You cannot represent everything using english text, and text in known languages can be extremely compressed just because we know details about its structure. (And anyway, it cannot be compressed that extremely, information theory explains this very well, computational power isn't the only limit here).

If you cannot represent everything using valid english text, you cannot compress at high rates without losing information. A big part of digital data is actually noise, and noise cannot be compressed by definition.

[–] [email protected] 1 points 1 year ago* (last edited 1 year ago)

There is simply no way to pre-store any arbitrary long text because the possible combination is just tooo huge. It is like draw a bullseye where you arrow landed. You search any paragraph, it search existing index, if not found then save it and assign it a new index.
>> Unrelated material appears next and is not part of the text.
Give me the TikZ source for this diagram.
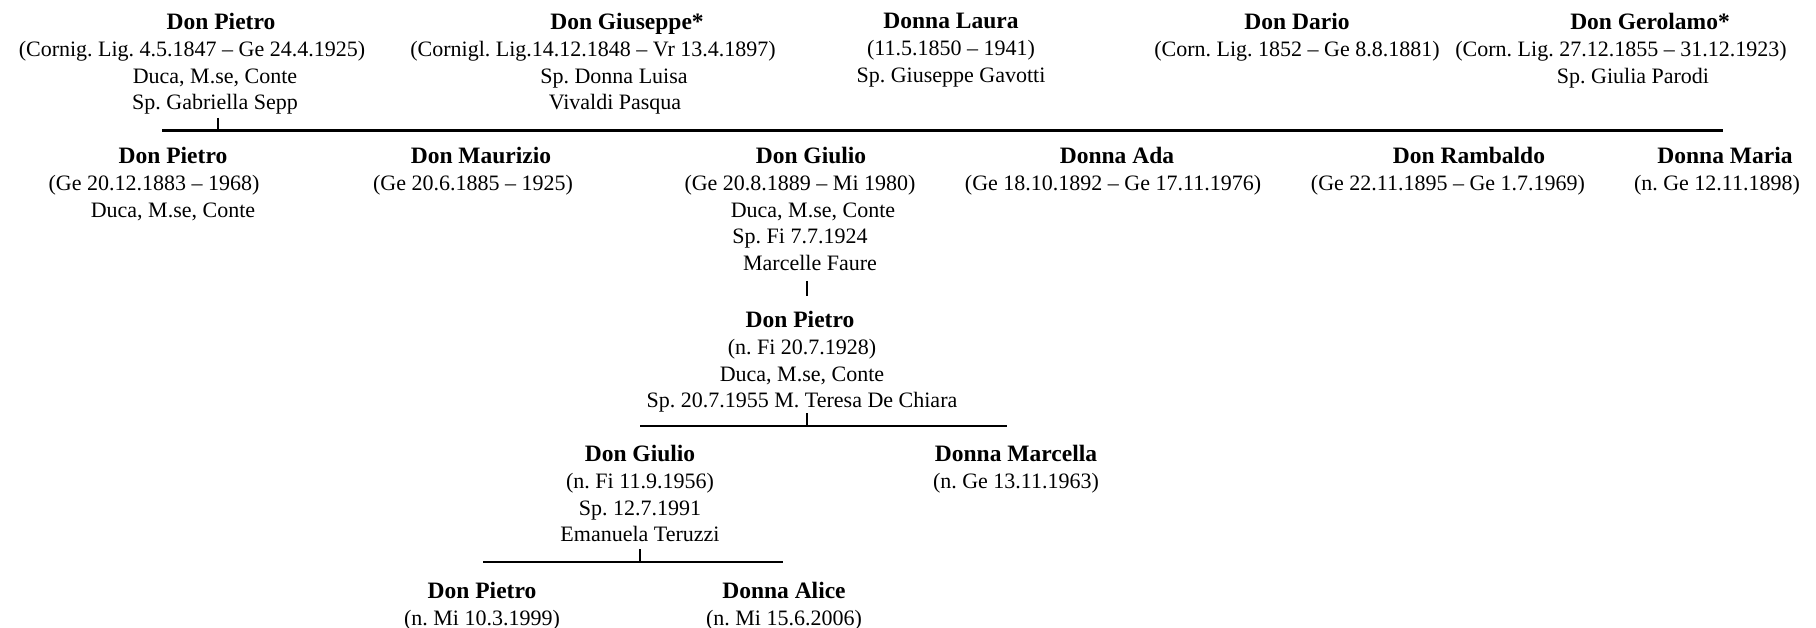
\documentclass[tikz,border=0pt]{standalone}
\usepackage{fontspec}
\setmainfont{Liberation Serif}
\frenchspacing
\newcommand\nm[1]{{\fontsize{23.5}{26.8}\selectfont\bfseries #1}}
\newcommand\rs[2]{\hspace*{#1pt}#2}
\newcommand\ls[2]{#2\hspace*{#1pt}}
\tikzset{
  person/.style={anchor=north, align=center, inner sep=0pt, font=\fontsize{22}{26.8}\selectfont\frenchspacing},
  bar/.style={line width=2.2pt},
  tickline/.style={line width=1.3pt},
}
\begin{document}
\begin{tikzpicture}[x=1pt,y=-1pt]
\useasboundingbox (0,0) rectangle (1816,628);
% generation 1
\node[person] (p1) at (192,13) {\rs{58}{\nm{Don Pietro}}\\(Cornig. Lig. 4.5.1847 – Ge 24.4.1925)\\\rs{46}{Duca, M.se, Conte}\\\rs{46}{Sp. Gabriella Sepp}};
\node[person] (g1) at (593,13) {\rs{68}{\nm{Don Giuseppe*}}\\(Cornigl. Lig.14.12.1848 – Vr 13.4.1897)\\\rs{42}{Sp. Donna Luisa}\\\rs{44}{Vivaldi Pasqua}};
\node[person] (l1) at (951,13) {\nm{Donna Laura}\\(11.5.1850 – 1941)\\Sp. Giuseppe Gavotti};
\node[person] (d1) at (1297,13) {\nm{Don Dario}\\(Corn. Lig. 1852 – Ge 8.8.1881)};
\node[person] (ge1) at (1621,13) {\rs{58}{\nm{Don Gerolamo*}}\\(Corn. Lig. 27.12.1855 – 31.12.1923)\\\rs{24}{Sp. Giulia Parodi}};
% generation 2
\node[person] (p2) at (154,147) {\rs{38}{\nm{Don Pietro}}\\(Ge 20.12.1883 – 1968)\\\rs{38}{Duca, M.se, Conte}};
\node[person] (m2) at (473,147) {\rs{16}{\nm{Don Maurizio}}\\(Ge 20.6.1885 – 1925)};
\node[person] (gi2) at (800,147) {\rs{22}{\nm{Don Giulio}}\\(Ge 20.8.1889 – Mi 1980)\\\rs{26}{Duca, M.se, Conte}\\Sp. Fi 7.7.1924\\\rs{20}{Marcelle Faure}};
\node[person] (a2) at (1113,147) {\rs{8}{\nm{Donna Ada}}\\(Ge 18.10.1892 – Ge 17.11.1976)};
\node[person] (r2) at (1448,147) {\rs{42}{\nm{Don Rambaldo}}\\(Ge 22.11.1895 – Ge 1.7.1969)};
\node[person] (ma2) at (1717,147) {\rs{16}{\nm{Donna Maria}}\\(n. Ge 12.11.1898)};
% generation 3
\node[person] (p3) at (802,311) {\ls{4}{\nm{Don Pietro}}\\\ls{10}{(n. Fi 20.7.1928)}\\\ls{14}{Duca, M.se, Conte}\\Sp. 20.7.1955 M. Teresa De Chiara};
% generation 4
\node[person] (gi4) at (640,445) {\nm{Don Giulio}\\(n. Fi 11.9.1956)\\Sp. 12.7.1991\\Emanuela Teruzzi};
\node[person] (mc4) at (1016,445) {\nm{Donna Marcella}\\(n. Ge 13.11.1963)};
% generation 5
\node[person] (p5) at (482,582) {\nm{Don Pietro}\\(n. Mi 10.3.1999)};
\node[person] (al5) at (784,582) {\nm{Donna Alice}\\(n. Mi 15.6.2006)};
% connectors
\coordinate (b1l) at (162,130.5);
\coordinate (b1r) at (1723,130.5);
\coordinate (t1) at (218,118);
\draw[bar] (b1l) -- (b1r);
\draw[tickline] (t1) -- (t1 |- b1l);
\coordinate (t2a) at (807,281);
\coordinate (t2b) at (807,296);
\draw[tickline] (t2a) -- (t2b);
\coordinate (b2l) at (640,426);
\coordinate (b2r) at (1007,426);
\coordinate (t3) at (807,413);
\draw[bar] (b2l) -- (b2r);
\draw[tickline] (t3) -- (t3 |- b2l);
\coordinate (b3l) at (483,562);
\coordinate (b3r) at (783,562);
\coordinate (t4) at (640,549);
\draw[bar] (b3l) -- (b3r);
\draw[tickline] (t4) -- (t4 |- b3l);
\end{tikzpicture}
\end{document}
Of course it may use some algorithms to optimize/decrease the space needed.

From it's wiki page, https://en.m.wikipedia.org/wiki/The_Library_of_Babel_(website) ''' The website can generate all possible pages of 3200 characters and allows users to choose among about 10^4677 potential pages of books. '''

PS, I think again, indeed this actually does not need any storage, it can be URL to text encoding/decoding, the URL itself can determine/generate the actual text. And same for the opposite direction

[–] Kerfuffle 1 points 1 year ago (1 children)

it would be possible to parse any program or any bit of software into its text equivalent and then generate the URL that attaches to this algorithm for that entire page reducing a thousand characters to 16.
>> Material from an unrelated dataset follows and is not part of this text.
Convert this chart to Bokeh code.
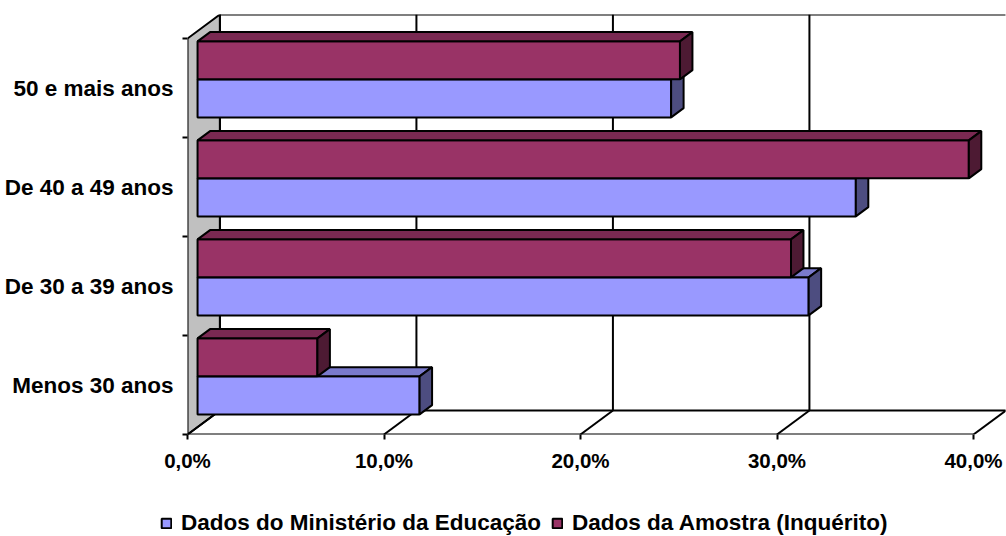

This can't work. Let's use a simpler example, instead of 16 characters for the link let's say it's a single digit and let's say the content of the "page" is 4 digits. One digit has 10 possible values: 0, 1, 2, 3, 4, 5, 6, 7, 8, 9. 4 digits have 10,000 possible combinations. With only one digit to index into the 10,000 possible combinations, you can point to only 10 of them.

It's the same thing for pages of text. If you have a 16 character link and the content you're trying to index with it is more than 16 characters then you can only point to some of the possibilities in the larger set.

[–] [email protected] 1 points 1 year ago (1 children)

Then how is it that I was able to link to 800 words with 5 characters, (stripping aside the static portion of the links)?

[–] Kerfuffle 1 points 1 year ago

First just think about the logic of what I said before: if there are finite number of combinations in the link, how can you possibly link to a larger number of items? It's just logically impossible.

Then how is it that I was able to link to 800 words with 5 characters, (stripping aside the static portion of the links)?

The fact that you were able to link to 800 words doesn't really mean anything. somesite.com/a could point to a file that was gigabytes. This doesn't meant the file got compressed to a. Right?

There also might be less combinations for that site than it appears. For an 800 word chunk of grammatical English text, there are a lot less combinations than the equivalent length in arbitrary characters. Instead of representing each character in a word, it could just use an id like dog=1, antidisestablishmentarianism=2 and so on. Even using tricks like that though, it's pretty likely you're only able to link to a subset of all the possible combinations.

Regarding compression in general, it's a rule that you can't compress something independent of its content. If you could do that, even if the compression only reduced the file by the tiniest fraction you could just repeatedly apply the algorithm until you end up where the problem I described is obvious. If you could compress any large file down to a single byte, then that single byte can only represent 256 distinct values. However there are more than 256 distinct files that can exist, so clearly something went wrong. This rule is kind of like breaking the speed of light or perpetual motion: if you get an answer that says you have perpetual motion or FTL travel then you automatically know you did something wrong. Same thing with being able to compress without regard to the content.